The scoffers and mockers deny Christ’s promise so that they may more freely
walk according to their sinful desires and lusts. Don’t do that. Instead of
indulging in sin that will only heap wrath upon you on the Last Day, turn from
your sins. “Abstain from fleshly lusts
which war against the soul” (1
Peter 2:11). “Put
off, concerning your former conduct, the old man which grows corrupt according
to the deceitful lusts, and be renewed in the spirit of your mind, and that you
put on the new man which was created according to God, in true righteousness
and holiness” (Ephesians 4:22-24). Strive against the
sin which so easily entangles your heart, your eyes, and your lips. Sin is best
fought by daily meditation on the Ten Commandments and repentance. This is why
Christ delays returning, so that you might repent of your sins and believe the
Gospel that He “desires all men
to be saved and to come to the knowledge of the truth” (1 Timothy 2:4). He promises to forgive our
sins when we confess them to Him, for He is faithful and just to forgive our
sins and cleanse us from all unrighteousness. This is how we fight sign. We
repent of it. We believe the Gospel that our sins are forgiven for Christ’s
sake. Then we fight against that sin when temptation arises from within us or
from the world. Having our sins daily forgiven we strive no only to abstain
from those sins, we also strive towards “holy conduct and godliness”
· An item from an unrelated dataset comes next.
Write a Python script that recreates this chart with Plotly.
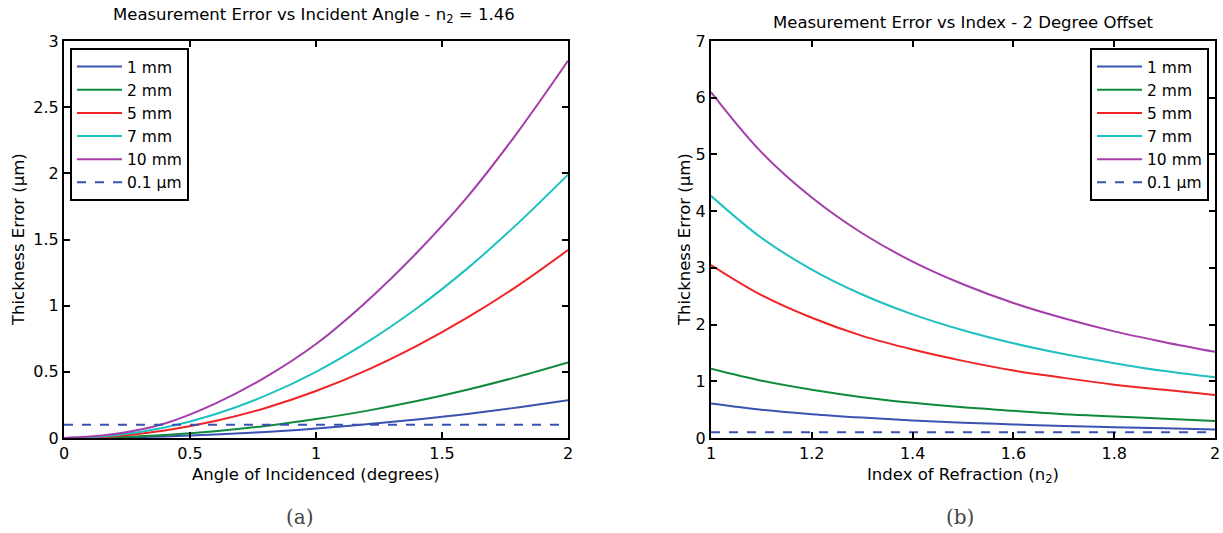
import plotly.graph_objects as go

# ---- data: (a) thickness error vs angle of incidence, n2 = 1.46 ----
angle_deg = [0.0, 0.2, 0.4, 0.6, 0.8, 1.0, 1.2, 1.4, 1.6, 1.8, 2.0]
err_a_1mm = [0, 0.003, 0.011, 0.026, 0.046, 0.071, 0.103, 0.140, 0.182, 0.231, 0.285]
err_a_2mm = [0, 0.006, 0.023, 0.051, 0.091, 0.143, 0.205, 0.279, 0.365, 0.462, 0.570]
err_a_5mm = [0, 0.014, 0.057, 0.128, 0.227, 0.355, 0.511, 0.696, 0.909, 1.150, 1.420]
err_a_7mm = [0, 0.020, 0.080, 0.180, 0.320, 0.500, 0.720, 0.980, 1.280, 1.620, 1.990]
err_a_10mm = [0, 0.030, 0.110, 0.260, 0.460, 0.710, 1.030, 1.400, 1.820, 2.310, 2.850]

# ---- data: (b) thickness error vs index of refraction, 2 degree offset ----
index_n2 = [1.0, 1.1, 1.2, 1.3, 1.4, 1.5, 1.6, 1.7, 1.8, 1.9, 2.0]
err_b_1mm = [0.61, 0.50, 0.42, 0.36, 0.31, 0.27, 0.24, 0.21, 0.19, 0.17, 0.15]
err_b_2mm = [1.22, 1.01, 0.85, 0.72, 0.62, 0.54, 0.48, 0.42, 0.38, 0.34, 0.30]
err_b_5mm = [3.05, 2.52, 2.12, 1.80, 1.56, 1.36, 1.19, 1.06, 0.94, 0.85, 0.76]
err_b_7mm = [4.27, 3.53, 2.97, 2.53, 2.18, 1.90, 1.67, 1.48, 1.32, 1.18, 1.07]
err_b_10mm = [6.10, 5.04, 4.24, 3.61, 3.11, 2.71, 2.38, 2.11, 1.88, 1.69, 1.52]

threshold_um = 0.1
series_names = ["1 mm", "2 mm", "5 mm", "7 mm", "10 mm"]
series_colors = ["#3a52b0", "#0f8a3c", "#f02424", "#1ec0c0", "#a43eaa"]

FONT = "DejaVu Sans, Verdana, sans-serif"
W, H = 1223, 533


def px(x):
    return x / W


def py(y):
    return 1 - y / H


fig = go.Figure()

panels = [
    (angle_deg, [err_a_1mm, err_a_2mm, err_a_5mm, err_a_7mm, err_a_10mm], "x", "y", "legend"),
    (index_n2, [err_b_1mm, err_b_2mm, err_b_5mm, err_b_7mm, err_b_10mm], "x2", "y2", "legend2"),
]
for xs, ys_list, xa, ya, lg in panels:
    for name, color, ys in zip(series_names, series_colors, ys_list):
        fig.add_trace(go.Scatter(
            x=xs, y=ys, mode="lines", name=name, xaxis=xa, yaxis=ya, legend=lg,
            line=dict(color=color, width=2, shape="spline"),
        ))
    fig.add_trace(go.Scatter(
        x=[xs[0], xs[-1]], y=[threshold_um, threshold_um], mode="lines",
        name="0.1 \u03bcm", xaxis=xa, yaxis=ya, legend=lg,
        line=dict(color=series_colors[0], width=2, dash="dash"),
    ))

axis_common = dict(
    showline=True, linecolor="black", linewidth=2, mirror="allticks",
    ticks="inside", ticklen=6, tickcolor="black", tickwidth=2,
    showgrid=False, zeroline=False, automargin=False,
    tickfont=dict(family=FONT, size=16, color="black"),
)
y_dom = [py(438), py(41)]
legend_common = dict(
    yanchor="top", bgcolor="white", bordercolor="black", borderwidth=2,
    font=dict(family=FONT, size=15.5, color="black"), tracegroupgap=0, itemwidth=45,
)

fig.update_layout(
    width=W, height=H,
    margin=dict(l=0, r=0, t=0, b=0, autoexpand=False),
    paper_bgcolor="white", plot_bgcolor="white",
    font=dict(family=FONT, color="black"),
    xaxis=dict(axis_common, domain=[px(64), px(568)], range=[0, 2], dtick=0.5),
    yaxis=dict(axis_common, domain=y_dom, range=[0, 3], dtick=0.5),
    xaxis2=dict(axis_common, domain=[px(711), px(1215)], range=[1, 2], dtick=0.2, anchor="y2"),
    yaxis2=dict(axis_common, domain=y_dom, range=[0, 7], dtick=1, anchor="x2"),
    legend=dict(legend_common, x=px(70), y=py(48), xanchor="left"),
    legend2=dict(legend_common, x=px(1209), y=py(48), xanchor="right"),
    showlegend=True,
)

# panel titles, axis titles and captions
texts = [
    ("Measurement Error vs Incident Angle - n<sub>2</sub> = 1.46", 314, 16, 0),
    ("Measurement Error vs Index - 2 Degree Offset", 963, 23, 0),
    ("Angle of Incidenced (degrees)", 316, 474, 0),
    ("Index of Refraction (n<sub>2</sub>)", 963, 475, 0),
    ("Thickness Error (\u03bcm)", 18, 240, -90),
    ("Thickness Error (\u03bcm)", 684, 240, -90),
]
for txt, x, y, ang in texts:
    fig.add_annotation(xref="paper", yref="paper", showarrow=False, text=txt,
                       x=px(x), y=py(y), xanchor="center", yanchor="middle", textangle=ang,
                       font=dict(family=FONT, size=16.5, color="black"))

for cap, cx in [("(a)", 300), ("(b)", 960)]:
    fig.add_annotation(xref="paper", yref="paper", showarrow=False, text=cap,
                       x=px(cx), y=py(517), xanchor="center", yanchor="middle",
                       font=dict(family="DejaVu Serif, Liberation Serif, serif", size=20, color="#444"))

fig.write_html("out.html")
which means we strive to live according to the commandments both outwardly in
our words and deeds and inwardly in our hearts and minds.
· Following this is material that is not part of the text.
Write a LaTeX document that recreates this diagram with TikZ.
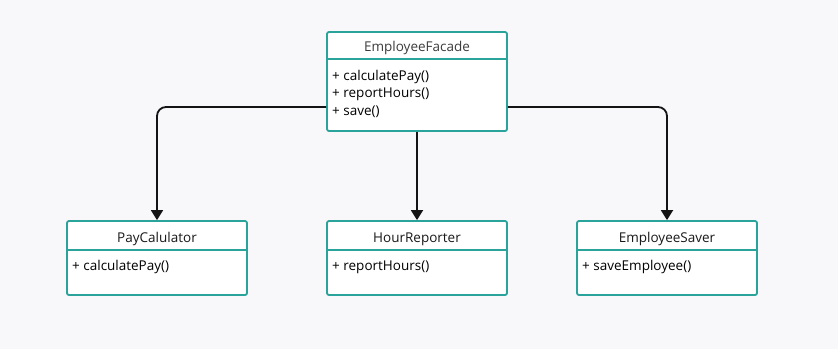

6) And we ought to do so in joy, “looking for and
hastening the coming day of the Lord.” We can’t make Christ come any sooner
by our life of repentance and faith. The text is better translated “looking
for and eagerly awaiting the coming day of the Lord.” The Day of Judgment
is not a day to fear for the Christian. It is the day of salvation when we are
judged not according to our own righteousness, but according to Christ’s
righteousness. The thought of the end of all things shouldn’t cause our hearts
to despair, for on that day the new heavens and new earth shall be made for us,
a world in which there is no sin or death or sadness of any kind. You do not
need to worry whether you will be sheep or a goat on that day, for God
justifies sinners through faith in Christ and not the works of the Law. Works
are simply proof that faith is living. That’s why the sheep in the Gospel text
did not expect to earn their salvation by their good deeds. They were not even
aware of their good deeds. Rather they did those good deeds because they were
righteous by faith. The coming day of the Lord is the Christian’s hope. It is
the day in which the sons of God by faith will be shine with the radiance of
Christ at His transfiguration and our sonship will be finally seen. “Therefore, beloved, looking
forward to these things, be diligent to be found by Him in peace, without spot
and blameless.” You are made ready for that great and glorious day
through faith in Christ, for only by faith in Christ are sinners reconciled to
God. Only by faith in what Christ’s merits and atoning death are you cleansed
from every spot of sin and blameless in God’s sight. This is the reason that
you can look forward to that Day. It is the Day of your final salvation. Amen.
May
the peace of God, which passes understanding, guard your hearts and minds
through faith in Christ Jesus our Lord. Amen.